Thanks to everyone who participated in last month's giveaway for How the Sphinx Got to the Museum by Jessie Hartland (Blue Apple Books, 2010). In that post, I asked commenters for their best behind-the-scenes-at-the-museum questions (such as this one from Janelle's daughter, who asks, "Why can't I touch that?").
Some of those questions--about curatorial work, exhibition design, conservation and more--are answered in The Nine Ton Cat: Behind the Scenes at an Art Museum by Peggy Thomson with Barbara Moore; edited by Carol Leon (Houghton Mifflin, in association with the National Gallery of Art, Washington, DC, 1997). Now out-of-print (and maybe slightly out-of-date as well), The Nine-Ton Cat is a book for older readers (9-12 and up), who might be inspired to consider a museum-related career. It's loosely organized around a day at the National Gallery, beginning at 6am with a guard patrolling the halls and ending at 6m with a planning meeting for this very book.
In between, The Nine-Ton Cat takes you into the "private spaces" of the museum: the design studio, conservation lab, library, and greenhouse (yes, the National Gallery has its own greenhouses on site) for a close look at the work that goes on there. Detailed text, with lots of quotes from unnamed Gallery staff, and photographs contribute to the behind-the scenes appeal.
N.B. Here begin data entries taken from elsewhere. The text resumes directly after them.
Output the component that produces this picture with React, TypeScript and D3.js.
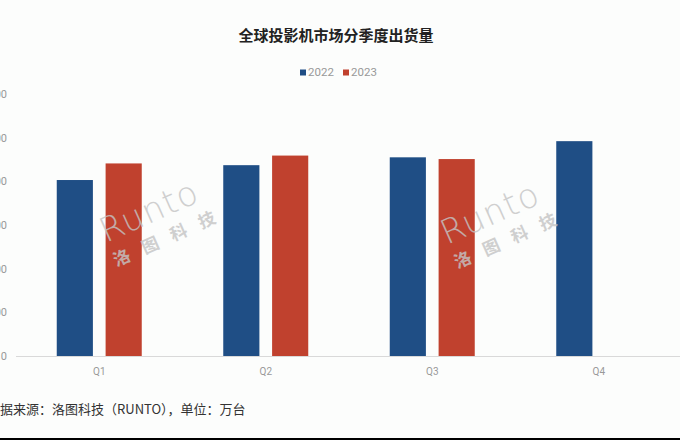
import React from "react";
import * as d3 from "d3";

const quarters = ["Q1", "Q2", "Q3", "Q4"];
const seriesNames = ["2022", "2023"];
const values2022 = [403, 437, 455, 492];
const values2023: (number | null)[] = [441, 459, 451, null];
const yTicks = [0, 100, 200, 300, 400, 500, 600];
const colors = ["#1f4e85", "#c0412e"];
const title = "全球投影机市场分季度出货量";
const source = "数据来源：洛图科技（RUNTO），单位：万台";

const W = 680;
const H = 440;
const plotLeft = 16;
const plotRight = 682;
const plotTop = 94;
const plotBottom = 356;

export default function App() {
  const x = d3.scaleBand<string>().domain(quarters).range([plotLeft, plotRight]).paddingInner(0).paddingOuter(0);
  const inner = d3.scaleBand<string>().domain(seriesNames).range([0, 85]).paddingInner(0.26);
  const groupOffset = (x.bandwidth() - 85) / 2;
  const y = d3.scaleLinear().domain([0, 600]).range([plotBottom, plotTop]);
  const series = [values2022, values2023];

  const watermarks = [[106, 243], [447, 245]];

  return (
    <div style={{ position: "fixed", left: 0, top: 0, width: W, height: H }}>
      <svg width={W} height={H} style={{ display: "block", overflow: "hidden", background: "#fcfdfc" }}
        fontFamily="'Noto Sans CJK SC', 'Noto Sans', sans-serif">
        <rect x={0} y={0} width={W} height={H} fill="#fcfdfc" />
        <text x={336} y={41} textAnchor="middle" fontSize={15} fontWeight="bold" fill="#222">{title}</text>
        {seriesNames.map((s, i) => {
          const lx = 300 + i * 43;
          return (
            <g key={s}>
              <rect x={lx} y={69.5} width={6} height={6} fill={colors[i]} />
              <text x={lx + 8} y={76} fontSize={11.5} fill="#999" fontFamily="Roboto, 'Noto Sans', sans-serif">{s}</text>
            </g>
          );
        })}
        {yTicks.map((t) => (
          <text key={t} x={7} y={y(t) + 4} textAnchor="end" fontSize={11} fill="#999" fontFamily="Roboto, 'Noto Sans', sans-serif">{t}</text>
        ))}
        <line x1={plotLeft} x2={W} y1={plotBottom + 0.5} y2={plotBottom + 0.5} stroke="#d9d9d9" strokeWidth={1} />
        {series.map((vals, si) =>
          vals.map((v, qi) =>
            v == null ? null : (
              <rect key={`${si}-${qi}`}
                x={(x(quarters[qi]) as number) + groupOffset + (inner(seriesNames[si]) as number)}
                y={y(v)}
                width={inner.bandwidth()}
                height={plotBottom - y(v)}
                fill={colors[si]} />
            )
          )
        )}
        {quarters.map((q) => (
          <text key={q} x={(x(q) as number) + x.bandwidth() / 2} y={375} textAnchor="middle" fontSize={10} fill="#999" fontFamily="Roboto, 'Noto Sans', sans-serif">{q}</text>
        ))}
        {watermarks.map(([wx, wy], i) => (
          <g key={i} transform={`translate(${wx},${wy}) rotate(-24)`} fill="#c4c4c4" opacity={0.8}>
            <text x={0} y={0} fontSize={34} fontFamily="'DejaVu Sans', sans-serif" fontWeight={200} letterSpacing={1}>Runto</text>
            <text x={0} y={26} fontSize={17} fontWeight="bold" letterSpacing={14}>洛图科技</text>
          </g>
        ))}
        <text x={-13} y={414} fontSize={13} fill="#333">{source}</text>
        <rect x={0} y={438} width={W} height={2} fill="#000" />
      </svg>
    </div>
  );
}
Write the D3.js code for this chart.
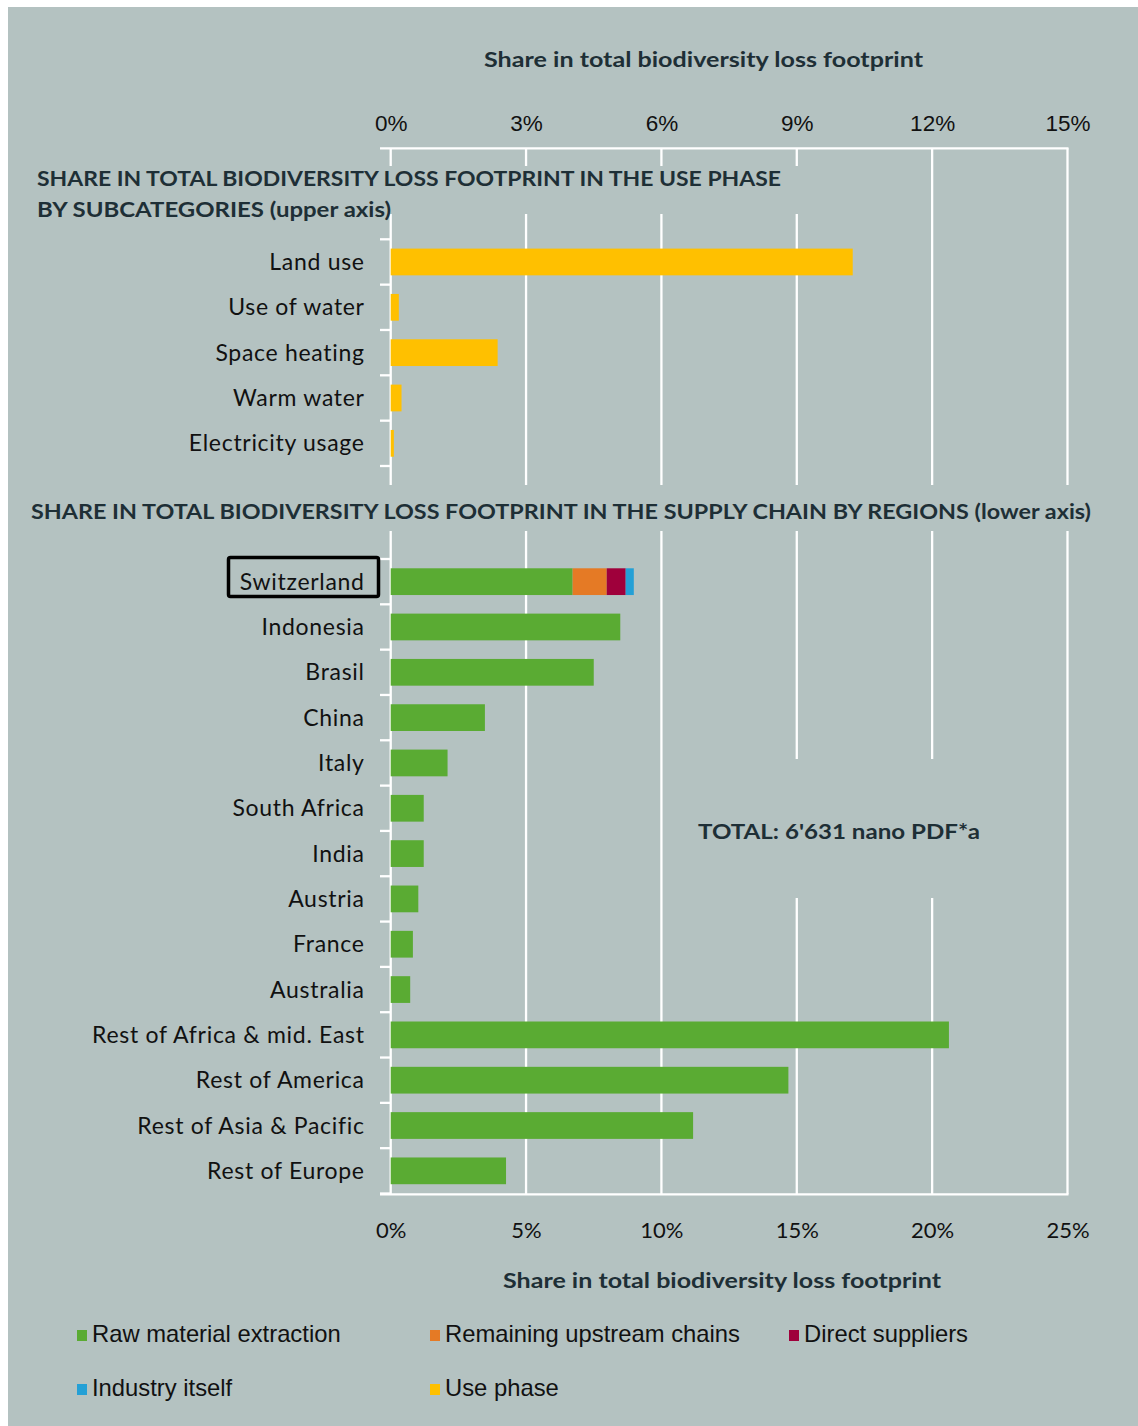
<!DOCTYPE html>
<html>
<head>
<meta charset="utf-8">
<script src="https://cdn.jsdelivr.net/npm/d3@7"></script>
<style>
  html, body { margin: 0; padding: 0; background: #ffffff; }
  svg { display: block; }
</style>
</head>
<body>
<svg id="chart" width="1138" height="1426"></svg>
<script>
// Use-phase subcategories (upper axis, share in %)
const useCategories = ["Land use", "Use of water", "Space heating", "Warm water", "Electricity usage"];
const useValues = [10.24, 0.18, 2.37, 0.24, 0.07];

// Supply-chain regions (lower axis, share in %)
const regions = ["Switzerland", "Indonesia", "Brasil", "China", "Italy", "South Africa", "India",
  "Austria", "France", "Australia", "Rest of Africa & mid. East", "Rest of America",
  "Rest of Asia & Pacific", "Rest of Europe"];
const rawExtraction = [6.72, 8.48, 7.50, 3.48, 2.10, 1.22, 1.22, 1.02, 0.82, 0.72, 20.62, 14.69, 11.17, 4.26];
const upstreamChains = [1.26, 0, 0, 0, 0, 0, 0, 0, 0, 0, 0, 0, 0, 0];
const directSuppliers = [0.70, 0, 0, 0, 0, 0, 0, 0, 0, 0, 0, 0, 0, 0];
const industryItself = [0.30, 0, 0, 0, 0, 0, 0, 0, 0, 0, 0, 0, 0, 0];

// Axis ticks
const upperTicks = [0, 3, 6, 9, 12, 15];
const lowerTicks = [0, 5, 10, 15, 20, 25];

// Legend entries
const legendLabels = ["Raw material extraction", "Remaining upstream chains", "Direct suppliers", "Industry itself", "Use phase"];
const legendColors = ["#5aab33", "#e57a25", "#9f003b", "#24a0d6", "#ffc000"];

const seriesKeys = ["raw", "upstream", "suppliers", "industry"];
const seriesColors = { raw: "#5aab33", upstream: "#e57a25", suppliers: "#9f003b", industry: "#24a0d6" };
const useColor = "#ffc000";

const BG = "#b4c2c1";
const INK = "#111111";
const TITLE = "#1e2f36";
const CAL = "Lato, 'Open Sans', sans-serif";
const ARIAL = "'Liberation Sans', Arial, sans-serif";

const svg = d3.select("#chart");

// panel background
svg.append("rect").attr("x", 8).attr("y", 7).attr("width", 1130).attr("height", 1419).attr("fill", BG);

const X0 = 390.7, X1 = 1067.5;
const xUpper = d3.scaleLinear().domain([0, 15]).range([X0, X1]);
const xLower = d3.scaleLinear().domain([0, 25]).range([X0, X1]);

const yUpper = d3.scaleBand().domain(useCategories).range([239.3, 466]).paddingInner(0.41).paddingOuter(0.205);
const yLower = d3.scaleBand().domain(regions).range([559, 1193.5]).paddingInner(0.41).paddingOuter(0.205);

const TOP = 148.3, BOTTOM = 1194.3;

// gridlines (white)
const grid = svg.append("g");
grid.selectAll("line.v").data(upperTicks).join("line")
  .attr("x1", d => xUpper(d)).attr("x2", d => xUpper(d))
  .attr("y1", TOP).attr("y2", BOTTOM)
  .attr("stroke", "#ffffff").attr("stroke-width", 2.3);

// top and bottom axis lines
svg.append("line").attr("x1", 380).attr("x2", X1 + 1).attr("y1", TOP).attr("y2", TOP)
  .attr("stroke", "#fff").attr("stroke-width", 2.3);
svg.append("line").attr("x1", 380).attr("x2", X1 + 1).attr("y1", BOTTOM).attr("y2", BOTTOM)
  .attr("stroke", "#fff").attr("stroke-width", 2.3);

// category tick marks on the left of the zero line
function bandTicks(scale) {
  const b = scale.domain().map(d => scale(d) - scale.step() * scale.paddingInner() / 2);
  b.push(b[b.length - 1] + scale.step());
  return b;
}
svg.append("g").selectAll("line").data(bandTicks(yUpper).concat(bandTicks(yLower))).join("line")
  .attr("x1", 380).attr("x2", X0).attr("y1", d => d).attr("y2", d => d)
  .attr("stroke", "#fff").attr("stroke-width", 2.3);

// label boxes that sit over the grid
svg.append("rect").attr("x", 28).attr("y", 166).attr("width", 777).attr("height", 48).attr("fill", BG);
svg.append("rect").attr("x", 24).attr("y", 485).attr("width", 1076).attr("height", 46).attr("fill", BG);
svg.append("rect").attr("x", 690).attr("y", 759).attr("width", 310).attr("height", 139).attr("fill", BG);

// upper axis labels
const topAxis = d3.axisTop(xUpper).tickValues(upperTicks).tickSize(0).tickFormat(d => d + "%");
const gTop = svg.append("g").attr("transform", `translate(0,${TOP})`).call(topAxis);
gTop.select(".domain").remove();
gTop.selectAll("text").attr("font-family", ARIAL).attr("font-size", 22.5).attr("fill", INK).attr("dy", 0).attr("y", -17);

// lower axis labels
const bottomAxis = d3.axisBottom(xLower).tickValues(lowerTicks).tickSize(0).tickFormat(d => d + "%");
const gBot = svg.append("g").attr("transform", `translate(0,${BOTTOM})`).call(bottomAxis);
gBot.select(".domain").remove();
gBot.selectAll("text").attr("font-family", CAL).attr("font-size", 22).attr("fill", INK).attr("dy", 0).attr("y", 43.5);

// use-phase bars
svg.append("g").selectAll("rect").data(useCategories).join("rect")
  .attr("x", xUpper(0)).attr("y", d => yUpper(d))
  .attr("width", (d, i) => xUpper(useValues[i]) - xUpper(0))
  .attr("height", yUpper.bandwidth())
  .attr("fill", useColor);

// supply-chain stacked bars
const rows = regions.map((r, i) => ({
  region: r, raw: rawExtraction[i], upstream: upstreamChains[i],
  suppliers: directSuppliers[i], industry: industryItself[i]
}));
const stacked = d3.stack().keys(seriesKeys)(rows);
svg.append("g").selectAll("g").data(stacked).join("g")
  .attr("fill", s => seriesColors[s.key])
  .selectAll("rect").data(s => s.filter(p => p[1] > p[0])).join("rect")
  .attr("x", p => xLower(p[0])).attr("y", p => yLower(p.data.region))
  .attr("width", p => xLower(p[1]) - xLower(p[0]))
  .attr("height", yLower.bandwidth());

// category labels
const labelX = 364.7;
const labelStyle = sel => sel.attr("text-anchor", "end").attr("font-family", CAL).attr("font-size", 23)
  .attr("letter-spacing", 0.7).attr("fill", INK);
svg.append("g").selectAll("text").data(useCategories).join("text")
  .attr("x", labelX).attr("y", d => yUpper(d) + yUpper.bandwidth() / 2 + 8)
  .call(labelStyle).text(d => d);
svg.append("g").selectAll("text").data(regions).join("text")
  .attr("x", labelX).attr("y", d => yLower(d) + yLower.bandwidth() / 2 + 8)
  .call(labelStyle).text(d => d);

// frame around the Switzerland label
svg.append("rect").attr("x", 228.5).attr("y", 557.5).attr("width", 150).attr("height", 39)
  .attr("rx", 2).attr("fill", "none").attr("stroke", "#000").attr("stroke-width", 3.5);

// titles
function title(txt, x, y, anchor, size, len) {
  const t = svg.append("text").attr("x", x).attr("y", y).attr("text-anchor", anchor)
    .attr("font-family", CAL).attr("font-weight", 700).attr("font-size", size).attr("fill", TITLE).text(txt);
  if (len) t.attr("textLength", len).attr("lengthAdjust", "spacingAndGlyphs");
  return t;
}
title("Share in total biodiversity loss footprint", 484, 67, "start", 20, 439);
title("SHARE IN TOTAL BIODIVERSITY LOSS FOOTPRINT IN THE USE PHASE", 37, 186, "start", 21, 744);
title("BY SUBCATEGORIES (upper axis)", 37, 217, "start", 21, 354);
title("SHARE IN TOTAL BIODIVERSITY LOSS FOOTPRINT IN THE SUPPLY CHAIN BY REGIONS (lower axis)", 31, 519, "start", 21, 1060);
title("TOTAL: 6'631 nano PDF*a", 698, 839, "start", 21, 282);
title("Share in total biodiversity loss footprint", 503, 1288, "start", 20, 438);

// legend
const legendPos = [[77, 1342], [430, 1342], [789, 1342], [77, 1396], [430, 1396]];
const lg = svg.append("g").selectAll("g").data(legendLabels).join("g")
  .attr("transform", (d, i) => `translate(${legendPos[i][0]},${legendPos[i][1]})`);
lg.append("rect").attr("x", 0).attr("y", -12).attr("width", 10).attr("height", 11)
  .attr("fill", (d, i) => legendColors[i]);
lg.append("text").attr("x", 15).attr("y", 0).attr("font-family", ARIAL).attr("font-size", 23.8)
  .attr("fill", INK).text(d => d);
</script>
</body>
</html>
I would love to see an updated edition of The Nine-Ton Cat, perhaps in a larger, more clearly organized format (it's easy to lose your place, in much the same way that it's easy to get lost at the Gallery). In the meantime, congratulations to Christine Mingus, winner of How the Sphinx Got to the Museum! I think her elementary school students will love it.
[One of my favorite anecdotes from The Nine-Ton Cat: The head of the horticultural staff wishes that Rubens Peale (in a portrait painted by his brother Rembrandt, 1801) would water his geranium! It does look a little wilted, doesn't it?]